In psychology, the analysis of cognitive structures responsible for people's behavior is one of the most important research fields and is called cognitive psychology. The overarching analogy of cognitive psychology is that the human mind processes information like a digital computer. It assumes that most cognitions consist of a limited number of distinct processing stages, which usually follow each other in a linear fashion. The diversity of cognitive psychology is high and includes research topics such as attention, perception, language comprehension, learning, memory, emotions, concept formation, thinking, and reasoning (see Eysenck and Keane 2005). Within each of those topics countless cognitive mechanisms have been identified in the last decades. Only some of them can be presented in this entry.

Historical Background of Cognitive Psychology

Cognitive psychology developed in the United States in the late 1950s and was stimulated by technological developments in the area of digital computers and artificial intelligence. Noam Chomsky's classical book Syntactic Structures was one of the initiating elements in the soon-to-come cognitive revolution in psychology. The upcoming cognitive psychology was a direct criticism of behaviorism, which was mainstream in psychology in the Western countries over the decades before. Behaviorists treated the human brain as a black box that does not reveal the processes within to the researcher. Therefore, they focused their research on the analysis of situational characteristics—so-called stimuli—that determine how people react.

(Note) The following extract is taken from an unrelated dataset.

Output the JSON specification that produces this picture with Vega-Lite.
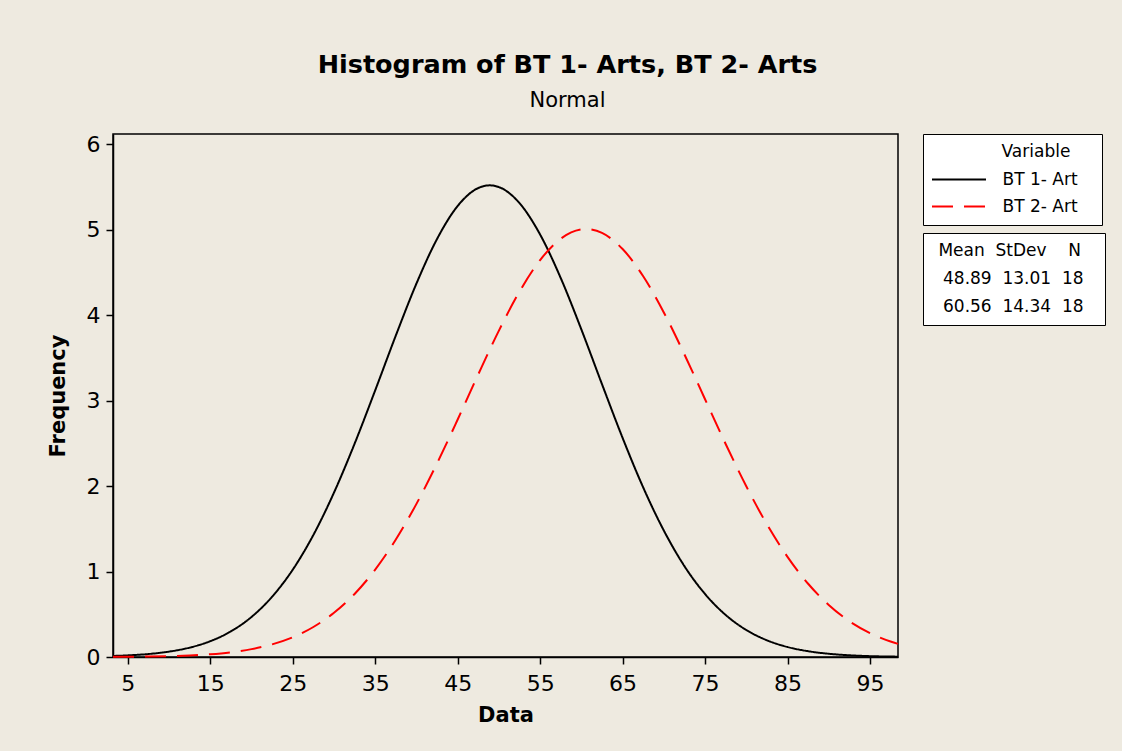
{
  "$schema": "https://vega.github.io/schema/vega-lite/v6.json",
  "autosize": {"type": "none"},
  "padding": {"left": 113, "top": 134, "right": 224, "bottom": 94},
  "width": 785,
  "height": 523,
  "background": "#EEEAE0",
  "title": {
    "text": "Histogram of BT 1- Arts, BT 2- Arts",
    "subtitle": "Normal",
    "anchor": "middle",
    "frame": "group",
    "dx": 62,
    "offset": 22,
    "font": "DejaVu Sans",
    "fontSize": 25.5,
    "fontWeight": "bold",
    "color": "black",
    "subtitleFont": "DejaVu Sans",
    "subtitleFontSize": 21,
    "subtitleColor": "black",
    "subtitlePadding": 12
  },
  "config": {
    "font": "DejaVu Sans",
    "view": {"stroke": "black", "strokeWidth": 1.5, "fill": "white"},
    "axis": {
      "grid": false,
      "domainColor": "black",
      "domainWidth": 1.5,
      "tickColor": "black",
      "tickWidth": 1.5,
      "tickSize": 7,
      "labelColor": "black",
      "labelFont": "DejaVu Sans",
      "labelFontSize": 22,
      "titleColor": "black",
      "titleFont": "DejaVu Sans",
      "titleFontSize": 21,
      "titleFontWeight": "bold"
    },
    "legend": {
      "orient": "right",
      "offset": 21,
      "strokeColor": "black",
      "fillColor": "white",
      "padding": 10,
      "labelFont": "DejaVu Sans",
      "labelFontSize": 17,
      "labelColor": "black",
      "titleFont": "DejaVu Sans",
      "titleFontSize": 17,
      "titleFontWeight": "normal",
      "titleColor": "black"
    }
  },
  "layer": [
    {
      "data": {
        "values": [
          {"x": 3.2, "y": 0.012, "Variable": "BT 1- Art"},
          {"x": 5, "y": 0.019, "Variable": "BT 1- Art"},
          {"x": 7.5, "y": 0.035, "Variable": "BT 1- Art"},
          {"x": 10, "y": 0.063, "Variable": "BT 1- Art"},
          {"x": 12.5, "y": 0.110, "Variable": "BT 1- Art"},
          {"x": 15, "y": 0.185, "Variable": "BT 1- Art"},
          {"x": 17.5, "y": 0.300, "Variable": "BT 1- Art"},
          {"x": 20, "y": 0.469, "Variable": "BT 1- Art"},
          {"x": 22.5, "y": 0.706, "Variable": "BT 1- Art"},
          {"x": 25, "y": 1.022, "Variable": "BT 1- Art"},
          {"x": 27.5, "y": 1.428, "Variable": "BT 1- Art"},
          {"x": 30, "y": 1.924, "Variable": "BT 1- Art"},
          {"x": 32.5, "y": 2.496, "Variable": "BT 1- Art"},
          {"x": 35, "y": 3.121, "Variable": "BT 1- Art"},
          {"x": 37.5, "y": 3.762, "Variable": "BT 1- Art"},
          {"x": 40, "y": 4.370, "Variable": "BT 1- Art"},
          {"x": 42.5, "y": 4.892, "Variable": "BT 1- Art"},
          {"x": 45, "y": 5.278, "Variable": "BT 1- Art"},
          {"x": 47.5, "y": 5.488, "Variable": "BT 1- Art"},
          {"x": 48.89, "y": 5.519, "Variable": "BT 1- Art"},
          {"x": 50, "y": 5.499, "Variable": "BT 1- Art"},
          {"x": 52.5, "y": 5.311, "Variable": "BT 1- Art"},
          {"x": 55, "y": 4.943, "Variable": "BT 1- Art"},
          {"x": 57.5, "y": 4.434, "Variable": "BT 1- Art"},
          {"x": 60, "y": 3.833, "Variable": "BT 1- Art"},
          {"x": 62.5, "y": 3.193, "Variable": "BT 1- Art"},
          {"x": 65, "y": 2.564, "Variable": "BT 1- Art"},
          {"x": 67.5, "y": 1.984, "Variable": "BT 1- Art"},
          {"x": 70, "y": 1.480, "Variable": "BT 1- Art"},
          {"x": 72.5, "y": 1.063, "Variable": "BT 1- Art"},
          {"x": 75, "y": 0.737, "Variable": "BT 1- Art"},
          {"x": 77.5, "y": 0.492, "Variable": "BT 1- Art"},
          {"x": 80, "y": 0.316, "Variable": "BT 1- Art"},
          {"x": 82.5, "y": 0.196, "Variable": "BT 1- Art"},
          {"x": 85, "y": 0.117, "Variable": "BT 1- Art"},
          {"x": 87.5, "y": 0.068, "Variable": "BT 1- Art"},
          {"x": 90, "y": 0.038, "Variable": "BT 1- Art"},
          {"x": 92.5, "y": 0.020, "Variable": "BT 1- Art"},
          {"x": 95, "y": 0.010, "Variable": "BT 1- Art"},
          {"x": 97.5, "y": 0.005, "Variable": "BT 1- Art"},
          {"x": 98.4, "y": 0.004, "Variable": "BT 1- Art"},
          {"x": 3.2, "y": 0.002, "Variable": "BT 2- Art"},
          {"x": 5, "y": 0.003, "Variable": "BT 2- Art"},
          {"x": 7.5, "y": 0.005, "Variable": "BT 2- Art"},
          {"x": 10, "y": 0.010, "Variable": "BT 2- Art"},
          {"x": 12.5, "y": 0.018, "Variable": "BT 2- Art"},
          {"x": 15, "y": 0.032, "Variable": "BT 2- Art"},
          {"x": 17.5, "y": 0.055, "Variable": "BT 2- Art"},
          {"x": 20, "y": 0.092, "Variable": "BT 2- Art"},
          {"x": 22.5, "y": 0.148, "Variable": "BT 2- Art"},
          {"x": 25, "y": 0.231, "Variable": "BT 2- Art"},
          {"x": 27.5, "y": 0.351, "Variable": "BT 2- Art"},
          {"x": 30, "y": 0.517, "Variable": "BT 2- Art"},
          {"x": 32.5, "y": 0.738, "Variable": "BT 2- Art"},
          {"x": 35, "y": 1.023, "Variable": "BT 2- Art"},
          {"x": 37.5, "y": 1.375, "Variable": "BT 2- Art"},
          {"x": 40, "y": 1.792, "Variable": "BT 2- Art"},
          {"x": 42.5, "y": 2.266, "Variable": "BT 2- Art"},
          {"x": 45, "y": 2.779, "Variable": "BT 2- Art"},
          {"x": 47.5, "y": 3.308, "Variable": "BT 2- Art"},
          {"x": 50, "y": 3.819, "Variable": "BT 2- Art"},
          {"x": 52.5, "y": 4.276, "Variable": "BT 2- Art"},
          {"x": 55, "y": 4.645, "Variable": "BT 2- Art"},
          {"x": 57.5, "y": 4.895, "Variable": "BT 2- Art"},
          {"x": 60, "y": 5.004, "Variable": "BT 2- Art"},
          {"x": 60.56, "y": 5.008, "Variable": "BT 2- Art"},
          {"x": 62.5, "y": 4.962, "Variable": "BT 2- Art"},
          {"x": 65, "y": 4.774, "Variable": "BT 2- Art"},
          {"x": 67.5, "y": 4.455, "Variable": "BT 2- Art"},
          {"x": 70, "y": 4.032, "Variable": "BT 2- Art"},
          {"x": 72.5, "y": 3.541, "Variable": "BT 2- Art"},
          {"x": 75, "y": 3.016, "Variable": "BT 2- Art"},
          {"x": 77.5, "y": 2.493, "Variable": "BT 2- Art"},
          {"x": 80, "y": 1.998, "Variable": "BT 2- Art"},
          {"x": 82.5, "y": 1.553, "Variable": "BT 2- Art"},
          {"x": 85, "y": 1.172, "Variable": "BT 2- Art"},
          {"x": 87.5, "y": 0.857, "Variable": "BT 2- Art"},
          {"x": 90, "y": 0.609, "Variable": "BT 2- Art"},
          {"x": 92.5, "y": 0.419, "Variable": "BT 2- Art"},
          {"x": 95, "y": 0.280, "Variable": "BT 2- Art"},
          {"x": 97.5, "y": 0.181, "Variable": "BT 2- Art"},
          {"x": 98.4, "y": 0.154, "Variable": "BT 2- Art"}
        ]
      },
      "mark": {"type": "line", "strokeWidth": 2, "interpolate": "monotone"},
      "encoding": {
        "x": {
          "field": "x", "type": "quantitative",
          "scale": {"domain": [3.2, 98.4], "nice": false, "zero": false},
          "axis": {"title": "Data", "values": [5, 15, 25, 35, 45, 55, 65, 75, 85, 95], "labelPadding": 9, "titlePadding": 10}
        },
        "y": {
          "field": "y", "type": "quantitative",
          "scale": {"domain": [0, 6.12], "nice": false},
          "axis": {"title": "Frequency", "values": [0, 1, 2, 3, 4, 5, 6], "labelPadding": 6, "titlePadding": 18}
        },
        "color": {
          "field": "Variable", "type": "nominal",
          "scale": {"domain": ["BT 1- Art", "BT 2- Art"], "range": ["#000000", "#FF0000"]},
          "legend": {
            "title": "Variable\u00a0\u00a0\u00a0\u00a0\u200b",
            "titleAnchor": "end",
            "titlePadding": 10,
            "symbolType": "M-3.6,0H3.6",
            "symbolSize": 225,
            "symbolStrokeWidth": 2,
            "symbolOffset": 17.5,
            "labelOffset": 35,
            "rowPadding": 9,
            "labelExpr": "datum.label + '\u00a0\u00a0\u2009\u200b'"
          }
        },
        "strokeDash": {
          "field": "Variable", "type": "nominal",
          "scale": {"domain": ["BT 1- Art", "BT 2- Art"], "range": [[1, 0], [21, 11]]},
          "legend": {
            "title": "Variable\u00a0\u00a0\u00a0\u00a0\u200b",
            "titleAnchor": "end",
            "titlePadding": 10,
            "symbolType": "M-3.6,0H3.6",
            "symbolSize": 225,
            "symbolStrokeWidth": 2,
            "symbolOffset": 17.5,
            "labelOffset": 35,
            "rowPadding": 9,
            "labelExpr": "datum.label + '\u00a0\u00a0\u2009\u200b'"
          }
        }
      }
    },
    {
      "data": {
        "values": [
          {"stats": "48.89\u00a0\u00a013.01\u00a0\u00a018"},
          {"stats": "60.56\u00a0\u00a014.34\u00a0\u00a018"}
        ]
      },
      "mark": {"type": "point", "opacity": 0},
      "encoding": {
        "shape": {
          "field": "stats", "type": "nominal",
          "legend": {
            "title": "\u200b\u00a0Mean\u00a0\u00a0StDev\u00a0\u00a0\u00a0\u00a0N",
            "titlePadding": 10,
            "symbolSize": 0,
            "symbolOpacity": 0,
            "symbolStrokeWidth": 0,
            "labelOffset": -7,
            "rowPadding": 10,
            "labelExpr": "datum.label + '\u00a0\u00a0\u200b'"
          }
        }
      }
    }
  ]
}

In contrast to that, cognitive psychologists were explicitly interested in the psychological processes within the brain that mediate between external stimuli and behavior. Cognitive psychologists assume that behavior is no direct consequence of a set of external stimuli but an interaction between external stimuli and the individual interpretation of them. A behaviorist would, for example, assume that if you present a certain product in the store, a person would automatically react to that product—for example, by putting it into the shopping basket—based on the personal learning history of associating the stimulus (the product's package) with positive or negative outcomes. A cognitive psychologist would be more interested to analyze how the status a person is in at that very moment and the other thoughts the person has (is he or she hungry, under time pressure, keen to try out new things, etc.) determine or alter how the stimulus is perceived and how this information is understood, stored, and eventually used for a decision or ignored.